The paper concluded:

"It is demographic nonsense to believe that immigration can help to keep our population young. No reasonable population policy can keep our population young."

UN Replacement Migration: Is it a Solution?

The UN has also examined this issue. Its report, entitled "Replacement Migration: Is It A Solution to Declining and Ageing Population?", often cited as proving the case for replacement migration, actually came to the completely opposite conclusion. The authors concluded that the scale of immigration needed to change the demographic profile of a whole country is so large as to be “out of reach”. For example, to combat the effect of aging population in South Korea (a very rapidly aging society) almost the entire population of the earth would have to move there by 2050!

British Government: Migrants grow old too!

As a British government report summed up in 2001:

“The single reason why even large constant net migration flows would not prevent support ratios from falling in the long term is that migrants grow old as well! Although a steady large inflow of young migrants would continue to boost the working-age population, before long it would start adding to the retirement-age population, and a four-to-one (say) potential support ratio could not be maintained.”

The same British report came to this conclusion:

“Immigration policies should be governed by political and humanitarian objectives, and not by demographic considerations."

Council of Europe: Migration cannot reverse ageing trends

The Council of Europe came to the same conclusion in a 2000 report:

“Migration flows cannot in future be used to reverse trends in population ageing and decline in most Council of Europe countries. The flows required would be too large and it would be impossible to integrate them into the economy and society.”

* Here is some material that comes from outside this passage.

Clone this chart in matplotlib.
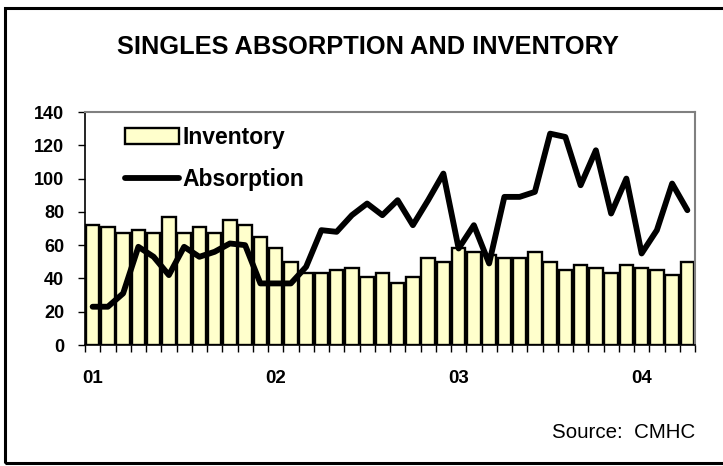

So, unless the immigrants in question are miraculously immune to the ageing process, using immigration to offset population ageing is a demographic nonsense. Yet, pro-immigrationists continue to peddle this ridiculous argument even though they must know by now that it is utterly fallacious.

NOTES

[1] This article was originally posted as a comment on
http://theconversation.edu.au/new-migration-council-to-fight-for-a-bigger-australia-7895#comment_53165 and is republished here with Edward Drabik’s permission.

Comments

The only other way of maintaining a young population would be to ensure couples have very large families and die young! This would avoid the financial burden of an "ageing population" so dreaded by economists, politicians and growth-ists. No population can be kept young, unless they die early. Just as any individual must age one year every year, whole populations must age. It's illogical and devoid of common-sense to condemn "ageing populations", and a lack of respect for older generations to consider them a disadvantage and a heavy burden to societies.

Birth rates started declining in the late 1960s, and have been falling ever since. For the last 20 years or so the birth rate has fallen below the replacement rate — meaning that without migration Australia’s population would eventually begin to fall.

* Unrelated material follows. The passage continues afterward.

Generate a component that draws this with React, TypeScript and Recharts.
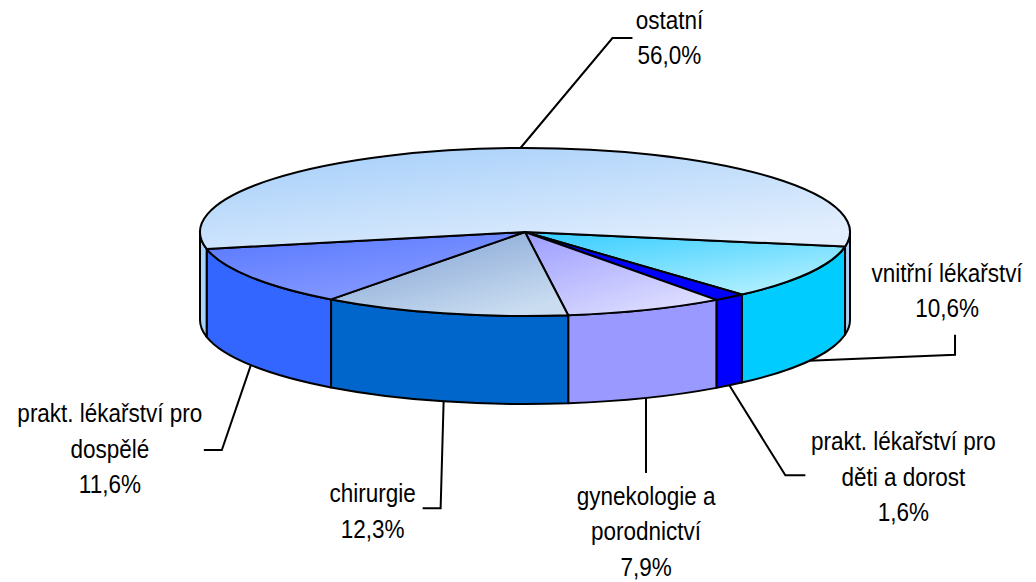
import { Cell, Pie, PieChart } from 'recharts'

const categories = [
  'vnitřní lékařství',
  'prakt. lékařství pro děti a dorost',
  'gynekologie a porodnictví',
  'chirurgie',
  'prakt. lékařství pro dospělé',
  'ostatní',
]
const shares = [10.6, 1.6, 7.9, 12.3, 11.6, 56.0]
const labelLines = [
  ['vnitřní lékařství'],
  ['prakt. lékařství pro', 'děti a dorost'],
  ['gynekologie a', 'porodnictví'],
  ['chirurgie'],
  ['prakt. lékařství pro', 'dospělé'],
  ['ostatní'],
]

const sideColors = ['#00ccff', '#0000ff', '#9999ff', '#0066cc', '#3366ff', '#a8d2f7']
const topFrom = ['#33ccff', '#0000ff', '#9c9cff', '#7b9dd2', '#5577ff', '#a2cdfa']
const topTo = ['#b0efff', '#0000ff', '#dedeff', '#c9dcf0', '#8a9cff', '#e2eefd']

// leader line + text placement, relative to where the leader touches the pie
const labelLayout = [
  { elbow: [146, -6], end: [146, -26], text: [138, -88] },
  { elbow: [56, 90], end: [76, 90], text: [174, 56] },
  { elbow: [0, 75], end: [0, 75], text: [0, 98] },
  { elbow: [-3, 107], end: [-21, 107], text: [-71, 92] },
  { elbow: [-29, 85], end: [-47, 85], text: [-141, 48] },
  { elbow: [92, -110], end: [112, -110], text: [149, -128] },
]

const data = categories.map((name, i) => ({ name, value: shares[i] }))

const TILT = 84 / 325
const DEPTH = 88 / 325
const LINE_H = 35.5

const rad = (d: number) => (d * Math.PI) / 180
const pt = (cx: number, cy: number, rx: number, ry: number, s: number) => [
  cx + rx * Math.cos(rad(s)),
  cy + ry * Math.sin(rad(s)),
]

function Wall(props: any) {
  const { cx, cy, outerRadius, startAngle, endAngle, fill } = props
  const rx = outerRadius
  const ry = outerRadius * TILT
  const d = outerRadius * DEPTH
  const s1 = Math.min(-startAngle, -endAngle)
  const s2 = Math.max(-startAngle, -endAngle)
  const parts = []
  for (const k of [0, 360]) {
    const lo = Math.max(s1, k)
    const hi = Math.min(s2, k + 180)
    if (hi <= lo) continue
    const [ax, ay] = pt(cx, cy, rx, ry, lo)
    const [bx, by] = pt(cx, cy, rx, ry, hi)
    parts.push(
      <path
        key={k}
        d={`M ${ax} ${ay} A ${rx} ${ry} 0 0 1 ${bx} ${by} L ${bx} ${by + d} A ${rx} ${ry} 0 0 0 ${ax} ${ay + d} Z`}
        fill={fill}
        stroke="#000"
        strokeWidth={2}
        strokeLinejoin="round"
      />,
    )
  }
  return <g>{parts}</g>
}

function Top(props: any) {
  const { cx, cy, outerRadius, startAngle, endAngle } = props
  const name = props.name ?? props.payload?.name
  const i = categories.indexOf(name)
  const rx = outerRadius
  const ry = outerRadius * TILT
  const s1 = Math.min(-startAngle, -endAngle)
  const s2 = Math.max(-startAngle, -endAngle)
  const [ax, ay] = pt(cx, cy, rx, ry, s1)
  const [bx, by] = pt(cx, cy, rx, ry, s2)
  const large = s2 - s1 > 180 ? 1 : 0
  const id = `top-grad-${i}`
  return (
    <g>
      <defs>
        <linearGradient id={id} x1="0" y1="0" x2="0.7" y2="1">
          <stop offset="0%" stopColor={topFrom[i]} />
          <stop offset="100%" stopColor={topTo[i]} />
        </linearGradient>
      </defs>
      <path
        d={`M ${cx} ${cy} L ${ax} ${ay} A ${rx} ${ry} 0 ${large} 1 ${bx} ${by} Z`}
        fill={`url(#${id})`}
        stroke="#000"
        strokeWidth={2}
        strokeLinejoin="round"
      />
    </g>
  )
}

function SliceLabel(props: any) {
  const { cx, cy, outerRadius, midAngle } = props
  const name = props.name ?? props.payload?.name
  const i = categories.indexOf(name)
  if (i < 0) return null
  const rx = outerRadius
  const ry = outerRadius * TILT
  const d = outerRadius * DEPTH
  let m = -midAngle
  m = ((m % 360) + 360) % 360
  let [x, y] = pt(cx, cy, rx, ry, m)
  if (m > 0 && m < 180) y += d
  const lay = labelLayout[i]
  const lines = [...labelLines[i], `${shares[i].toFixed(1).replace('.', ',')}%`]
  const tx = x + lay.text[0]
  const ty = y + lay.text[1]
  return (
    <g>
      <polyline
        points={`${x},${y} ${x + lay.elbow[0]},${y + lay.elbow[1]} ${x + lay.end[0]},${y + lay.end[1]}`}
        fill="none"
        stroke="#000"
        strokeWidth={2}
      />
      {lines.map((t, k) => (
        <text
          key={k}
          transform={`translate(${tx} ${ty + k * LINE_H}) scale(0.9 1)`}
          textAnchor="middle"
          dominantBaseline="central"
          fontSize={25}
          fontFamily="'Liberation Sans', Arial, sans-serif"
          fill="#000"
        >
          {t}
        </text>
      ))}
    </g>
  )
}

export default function App() {
  return (
    <div style={{ position: 'absolute', left: 0, top: 0, background: '#fff' }}>
      <PieChart width={1036} height={582} margin={{ top: 0, right: 0, bottom: 0, left: 0 }}>
        <Pie
          data={data}
          dataKey="value"
          nameKey="name"
          cx={525}
          cy={232}
          outerRadius={325}
          startAngle={-10}
          endAngle={-370}
          stroke="none"
          shape={Wall}
          inactiveShape={Wall}
          activeShape={Wall}
          label={false}
          labelLine={false}
          isAnimationActive={false}
        >
          {data.map((_, i) => (
            <Cell key={i} fill={sideColors[i]} />
          ))}
        </Pie>
        <Pie
          data={data}
          dataKey="value"
          nameKey="name"
          cx={525}
          cy={232}
          outerRadius={325}
          startAngle={-10}
          endAngle={-370}
          stroke="none"
          shape={Top}
          inactiveShape={Top}
          activeShape={Top}
          label={SliceLabel}
          labelLine={false}
          isAnimationActive={false}
        >
          {data.map((_, i) => (
            <Cell key={i} fill={topFrom[i]} />
          ))}
        </Pie>
      </PieChart>
    </div>
  )
}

We must stop seeing our ageing population as a burden. We need to think about the opportunities it can offer both socially and economically. We must remove the barriers to employment, offer learning and training opportunities throughout lifespans, encourage intergenerational conversations and cross-age mutual partnerships, and honour the skills and services that older people provide - usually voluntarily.

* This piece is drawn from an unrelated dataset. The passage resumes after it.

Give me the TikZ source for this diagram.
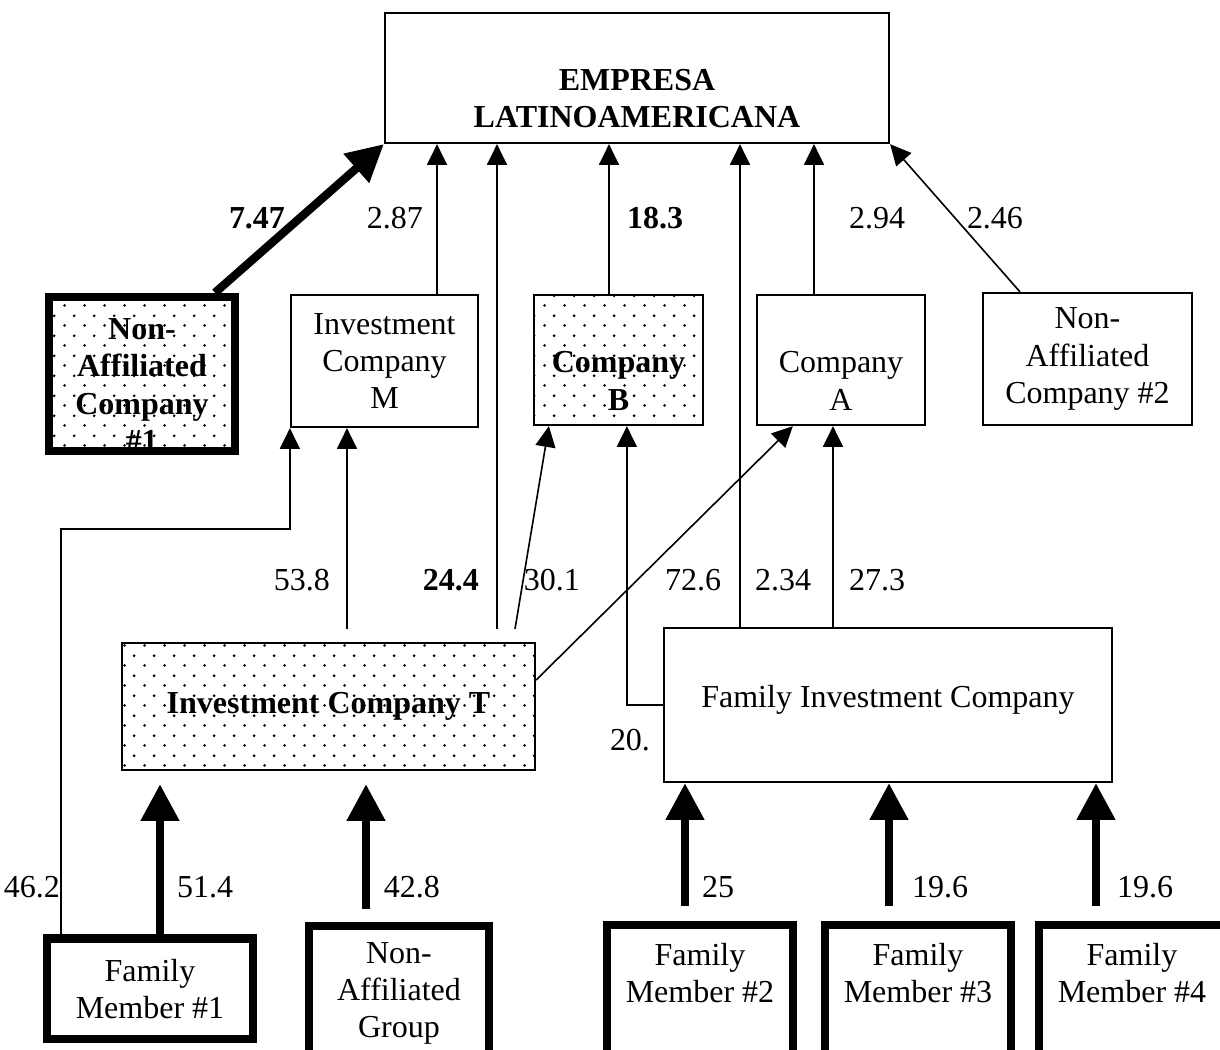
\documentclass[tikz,border=0pt]{standalone}
\usepackage{fontspec}
\setmainfont{Liberation Serif}
\usetikzlibrary{arrows.meta,calc,patterns.meta}
\tikzdeclarepattern{
  name=sparsedots, type=uncolored,
  bottom left={(0pt,0pt)}, top right={(6.25pt,6.25pt)},
  tile size={(6.25pt,6.25pt)},
  code={
    \fill (1.5pt,1.5pt) circle [radius=0.48pt];
    \fill (4.625pt,4.625pt) circle [radius=0.48pt];
  }
}
\def\pxu{0.3125pt}
\def\txt{\fontsize{10}{11.6}\selectfont}
\tikzset{
  firm/.style={draw, line width=0.7pt, align=center, inner sep=0pt},
  heavyfirm/.style={firm, line width=2.6pt},
  speckled/.style={pattern=sparsedots},
  boldtxt/.style={font=\txt\bfseries},
  boxsize/.style 2 args={minimum width=#1*\pxu, minimum height=#2*\pxu},
  link/.style={-{Triangle[width=6.25pt,length=6.5pt]}, line width=0.5pt},
  heavylink/.style={-{Triangle[width=11.5pt,length=11.5pt]}, line width=2.6pt},
  val/.style={inner sep=0pt}
}
\begin{document}
\begin{tikzpicture}[x=\pxu, y=-\pxu, font=\txt]
\useasboundingbox (0,0) rectangle (1220,1050);
\clip (0,0) rectangle (1220,1050);
\node[firm, boxsize={504}{130}, boldtxt] (emp) at (637,78) {\strut\\EMPRESA\\LATINOAMERICANA};
\node[heavyfirm, speckled, boxsize={186.5}{153.5}, boldtxt] (nac1) at (142,374) {\rule{0pt}{13.4pt}Non-\\Affiliated\\Company\\\#1};
\node[firm, boxsize={187}{132}] (invM) at (384.5,361) {Investment\\Company\\M};
\node[firm, speckled, boxsize={169}{130}, boldtxt] (coB) at (618.5,360) {\strut\\Company\\B};
\node[firm, boxsize={168}{130}] (coA) at (841,360) {\strut\\Company\\A};
\node[firm, boxsize={209}{132}] (nac2) at (1087.5,359) {Non-\\Affiliated\\Company \#2};
\node[firm, speckled, boxsize={413}{127}, boldtxt] (invT) at (328.5,706.5) {Investment Company T};
\node[firm, boxsize={448}{154}] (famInv) at (888,705) {Family Investment Company\rule[-5.6pt]{0pt}{0pt}};
\node[heavyfirm, boxsize={206}{100.5}] (fm1) at (150,988.75) {Family\\Member \#1};
\node[heavyfirm, boxsize={180}{135}] (nag) at (399,993.5) {Non-\\Affiliated\\Group};
\foreach \n/\x in {2/700,3/918,4/1132}
  \node[heavyfirm, boxsize={186}{144}] (fm\n) at (\x,997) {Family\\Member \#\n\\\strut};

\draw[heavylink] ($(nac1.north)+(73,0)$) -- (emp.south west);
\draw[link] ($(invM.north)+(52.5,0)$) coordinate (m1) -- (m1 |- emp.south);
\draw[link] ($(coB.north)+(-9.5,0)$) coordinate (b1) -- (b1 |- emp.south);
\draw[link] ($(coA.north)+(-27,0)$) coordinate (a1) -- (a1 |- emp.south);
\draw[link] ($(nac2.north)+(-67.5,0)$) -- (emp.south east);
\draw[link] ($(invT.north)+(168.5,-13)$) coordinate (t1) -- (t1 |- emp.south);
\draw[link] ($(invT.north)+(18.5,-13)$) coordinate (t2) -- (t2 |- invM.south);
\draw[link] ($(invT.north)+(186.5,-13)$) -- ($(coB.south west)+(16,0)$);
\draw[link] ($(invT.east)+(0,-26.5)$) -- ($(coA.south west)+(37,0)$);
\draw[link] (famInv.west) -- ++(-36,0) coordinate (f1) -- (f1 |- coB.south);
\draw[link] ($(famInv.north)+(-148,0)$) coordinate (f2) -- (f2 |- emp.south);
\draw[link] ($(famInv.north)+(-55,0)$) coordinate (f3) -- (f3 |- coA.south);
\draw[link] ($(fm1.north west)+(18,0)$) |- ($(invM.south west)+(0,101)$) -- (invM.south west);

\draw[heavylink] ($(fm1.north)+(10,0)$) -- ($(invT.south)+(-168.5,13)$);
\draw[heavylink] ($(nag.north)+(-33,-13)$) -- ($(invT.south)+(37.5,13)$);
\foreach \n/\a/\b in {2/-15/-203, 3/-29/1, 4/-36/208}
  \draw[heavylink] ($(fm\n.north)+(\a,-15)$) -- ($(famInv.south)+(\b,0)$);

\node[val, boldtxt] (v747) at (257,218) {7.47};
\node[val, boldtxt] (v183) at (655,218) {18.3};
\node[val, boldtxt] (v244) at (451,580) {24.4};
\foreach \v/\x/\y [count=\i] in {2.87/395/218, 2.94/877/218, 2.46/995/218,
  53.8/302/580, 30.1/552/580, 72.6/693/580, 2.34/783/580, 27.3/877/580,
  20./630/740, 46.2/32/887, 51.4/205/887, 42.8/412/887, 25/718/887,
  19.6/940/887, 19.6/1145/887}
  \node[val] (v\i) at (\x,\y) {\v};
\end{tikzpicture}
\end{document}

Increased migration cannot prevent our population from ageing. This is because migrants who come to Australia will age along with the rest of the population. It would end up a big Ponzi-like growth scheme because every year the increases to immigration would need to become progressively larger and larger to take account of the ageing of the migrants themselves!

Birth rates have been falling in all the advanced industrial countries, and many are currently lower than Australia’s. Low birth rates largely reflect increased choices available to women, including access to birth control, access to education and employment, and higher living standards.

Justify high immigration as needed to dilute our ageing population is another population myth.